Given data:
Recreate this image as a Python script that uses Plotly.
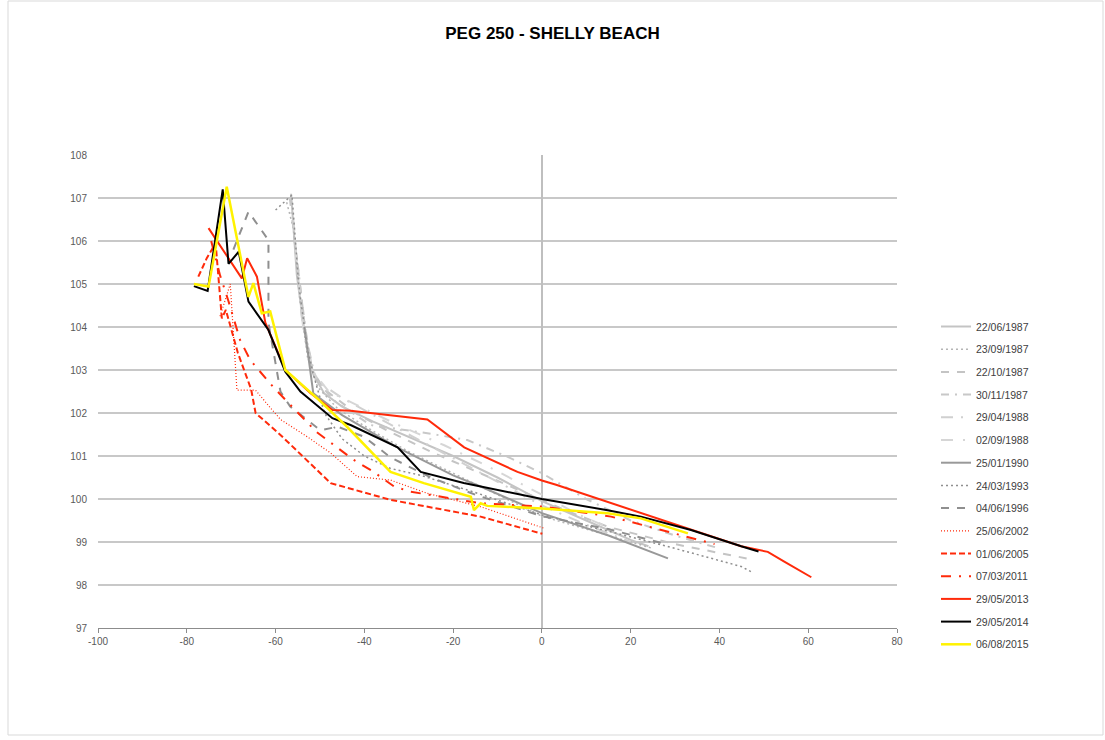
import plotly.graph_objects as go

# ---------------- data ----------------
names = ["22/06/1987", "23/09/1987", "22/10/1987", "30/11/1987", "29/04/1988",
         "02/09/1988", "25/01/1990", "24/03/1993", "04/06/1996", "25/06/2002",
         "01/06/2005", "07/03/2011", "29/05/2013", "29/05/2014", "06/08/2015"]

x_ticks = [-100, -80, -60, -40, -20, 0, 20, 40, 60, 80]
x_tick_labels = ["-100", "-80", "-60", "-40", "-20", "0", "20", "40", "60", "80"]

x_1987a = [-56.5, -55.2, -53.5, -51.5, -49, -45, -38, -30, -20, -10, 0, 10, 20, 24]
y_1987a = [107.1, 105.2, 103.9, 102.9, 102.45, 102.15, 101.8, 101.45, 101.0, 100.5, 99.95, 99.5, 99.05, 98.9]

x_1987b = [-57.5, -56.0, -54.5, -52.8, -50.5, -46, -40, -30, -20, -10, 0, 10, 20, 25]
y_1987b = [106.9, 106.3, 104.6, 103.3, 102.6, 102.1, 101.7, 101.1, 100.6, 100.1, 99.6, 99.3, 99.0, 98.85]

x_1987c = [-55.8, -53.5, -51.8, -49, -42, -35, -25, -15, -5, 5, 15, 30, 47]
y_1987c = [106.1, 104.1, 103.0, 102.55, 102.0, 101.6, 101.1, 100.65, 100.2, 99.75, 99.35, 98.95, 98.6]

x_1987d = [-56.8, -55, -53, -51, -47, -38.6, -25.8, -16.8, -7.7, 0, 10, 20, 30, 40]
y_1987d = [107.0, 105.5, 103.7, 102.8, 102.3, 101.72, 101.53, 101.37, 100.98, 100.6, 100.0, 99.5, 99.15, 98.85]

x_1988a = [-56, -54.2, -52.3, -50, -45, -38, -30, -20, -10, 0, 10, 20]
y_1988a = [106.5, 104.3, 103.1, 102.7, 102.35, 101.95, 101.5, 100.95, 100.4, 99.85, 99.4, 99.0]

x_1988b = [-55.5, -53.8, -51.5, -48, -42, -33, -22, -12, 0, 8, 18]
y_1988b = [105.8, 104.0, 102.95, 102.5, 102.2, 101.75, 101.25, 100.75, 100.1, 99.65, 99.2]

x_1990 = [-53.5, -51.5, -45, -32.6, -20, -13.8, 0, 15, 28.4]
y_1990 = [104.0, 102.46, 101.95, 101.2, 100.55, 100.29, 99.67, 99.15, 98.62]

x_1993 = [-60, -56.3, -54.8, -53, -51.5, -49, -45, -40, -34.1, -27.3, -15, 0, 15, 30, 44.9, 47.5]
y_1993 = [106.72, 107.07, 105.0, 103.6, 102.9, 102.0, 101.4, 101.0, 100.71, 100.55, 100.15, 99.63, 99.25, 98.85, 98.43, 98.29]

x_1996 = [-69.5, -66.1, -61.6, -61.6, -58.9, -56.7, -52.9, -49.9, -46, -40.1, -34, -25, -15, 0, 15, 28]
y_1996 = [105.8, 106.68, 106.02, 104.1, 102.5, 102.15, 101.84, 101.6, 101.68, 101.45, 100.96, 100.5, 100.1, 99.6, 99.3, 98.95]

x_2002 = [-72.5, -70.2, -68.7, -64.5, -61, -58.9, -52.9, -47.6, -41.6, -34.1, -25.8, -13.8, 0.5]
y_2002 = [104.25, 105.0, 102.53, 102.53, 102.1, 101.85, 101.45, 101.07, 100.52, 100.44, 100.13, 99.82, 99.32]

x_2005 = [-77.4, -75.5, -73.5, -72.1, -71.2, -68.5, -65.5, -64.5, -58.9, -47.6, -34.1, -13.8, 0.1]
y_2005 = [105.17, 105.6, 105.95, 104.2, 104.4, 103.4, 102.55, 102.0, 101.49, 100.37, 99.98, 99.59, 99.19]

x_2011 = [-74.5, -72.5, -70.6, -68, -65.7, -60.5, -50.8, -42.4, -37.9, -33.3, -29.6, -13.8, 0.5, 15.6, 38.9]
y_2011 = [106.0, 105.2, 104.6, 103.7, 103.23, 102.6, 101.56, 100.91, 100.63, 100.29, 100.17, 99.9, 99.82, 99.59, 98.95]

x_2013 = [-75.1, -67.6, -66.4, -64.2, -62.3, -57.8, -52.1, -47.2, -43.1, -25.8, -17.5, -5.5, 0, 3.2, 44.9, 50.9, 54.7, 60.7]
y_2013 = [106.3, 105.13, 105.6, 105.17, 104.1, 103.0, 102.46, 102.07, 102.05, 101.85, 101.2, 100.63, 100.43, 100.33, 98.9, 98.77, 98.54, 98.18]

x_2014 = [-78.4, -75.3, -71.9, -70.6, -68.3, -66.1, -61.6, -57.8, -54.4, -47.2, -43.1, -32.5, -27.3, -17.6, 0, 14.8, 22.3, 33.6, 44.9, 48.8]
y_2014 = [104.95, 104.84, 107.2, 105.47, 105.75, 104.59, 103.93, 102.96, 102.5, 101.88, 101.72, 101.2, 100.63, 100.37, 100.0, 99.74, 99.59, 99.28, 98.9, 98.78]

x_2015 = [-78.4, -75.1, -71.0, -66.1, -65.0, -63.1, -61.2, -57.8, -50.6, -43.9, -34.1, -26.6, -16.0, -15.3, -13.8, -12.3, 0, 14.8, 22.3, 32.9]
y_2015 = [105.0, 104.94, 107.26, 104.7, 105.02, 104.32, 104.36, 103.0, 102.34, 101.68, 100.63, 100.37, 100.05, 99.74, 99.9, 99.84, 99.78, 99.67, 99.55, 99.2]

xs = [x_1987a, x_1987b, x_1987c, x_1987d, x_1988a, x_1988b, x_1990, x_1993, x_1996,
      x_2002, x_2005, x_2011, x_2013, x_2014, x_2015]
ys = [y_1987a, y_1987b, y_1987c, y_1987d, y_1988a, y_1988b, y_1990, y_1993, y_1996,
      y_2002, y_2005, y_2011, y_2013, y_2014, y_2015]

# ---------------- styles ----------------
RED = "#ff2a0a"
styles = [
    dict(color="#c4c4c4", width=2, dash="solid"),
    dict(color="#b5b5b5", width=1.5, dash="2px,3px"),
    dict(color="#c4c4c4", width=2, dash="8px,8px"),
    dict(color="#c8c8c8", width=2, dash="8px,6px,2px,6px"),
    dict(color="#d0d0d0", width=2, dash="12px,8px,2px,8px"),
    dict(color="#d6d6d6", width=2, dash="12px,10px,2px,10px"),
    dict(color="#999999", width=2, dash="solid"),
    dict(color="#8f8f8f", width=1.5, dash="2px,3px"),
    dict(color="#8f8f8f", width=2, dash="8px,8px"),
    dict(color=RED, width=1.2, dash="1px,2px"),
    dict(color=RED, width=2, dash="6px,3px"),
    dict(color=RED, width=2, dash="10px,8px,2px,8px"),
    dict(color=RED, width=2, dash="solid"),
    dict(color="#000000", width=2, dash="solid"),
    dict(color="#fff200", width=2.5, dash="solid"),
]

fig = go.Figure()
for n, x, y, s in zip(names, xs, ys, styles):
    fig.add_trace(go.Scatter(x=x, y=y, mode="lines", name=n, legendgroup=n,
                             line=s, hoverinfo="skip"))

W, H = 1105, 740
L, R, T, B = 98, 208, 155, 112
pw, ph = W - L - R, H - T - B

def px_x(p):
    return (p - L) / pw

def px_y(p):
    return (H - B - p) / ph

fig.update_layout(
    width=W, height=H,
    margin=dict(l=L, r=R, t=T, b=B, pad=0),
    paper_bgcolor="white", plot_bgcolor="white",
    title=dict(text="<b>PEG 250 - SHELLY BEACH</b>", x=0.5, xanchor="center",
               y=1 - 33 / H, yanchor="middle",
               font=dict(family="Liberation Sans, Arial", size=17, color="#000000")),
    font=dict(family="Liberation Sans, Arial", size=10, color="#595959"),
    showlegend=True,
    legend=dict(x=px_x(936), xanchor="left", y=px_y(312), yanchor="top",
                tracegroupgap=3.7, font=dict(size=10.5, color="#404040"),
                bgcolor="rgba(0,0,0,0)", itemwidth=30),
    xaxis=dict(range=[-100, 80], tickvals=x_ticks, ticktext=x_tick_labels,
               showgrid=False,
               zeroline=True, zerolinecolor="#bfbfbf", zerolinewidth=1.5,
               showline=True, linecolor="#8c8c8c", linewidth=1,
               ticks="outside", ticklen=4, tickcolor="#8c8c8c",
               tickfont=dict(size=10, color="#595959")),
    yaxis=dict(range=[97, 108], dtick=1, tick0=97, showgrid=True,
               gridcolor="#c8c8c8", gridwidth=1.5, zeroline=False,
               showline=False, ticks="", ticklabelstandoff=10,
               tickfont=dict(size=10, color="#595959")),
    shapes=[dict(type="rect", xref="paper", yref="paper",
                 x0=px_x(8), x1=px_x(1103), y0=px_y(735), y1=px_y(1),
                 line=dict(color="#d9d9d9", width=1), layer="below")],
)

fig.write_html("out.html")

What is needed:
Transcribe exactly, with no pictures, the lines running from the first line of the material through the line holding "import plotly.graph_objects as go".

The completed task:
Recreate this image as a Python script that uses Plotly.
import plotly.graph_objects as go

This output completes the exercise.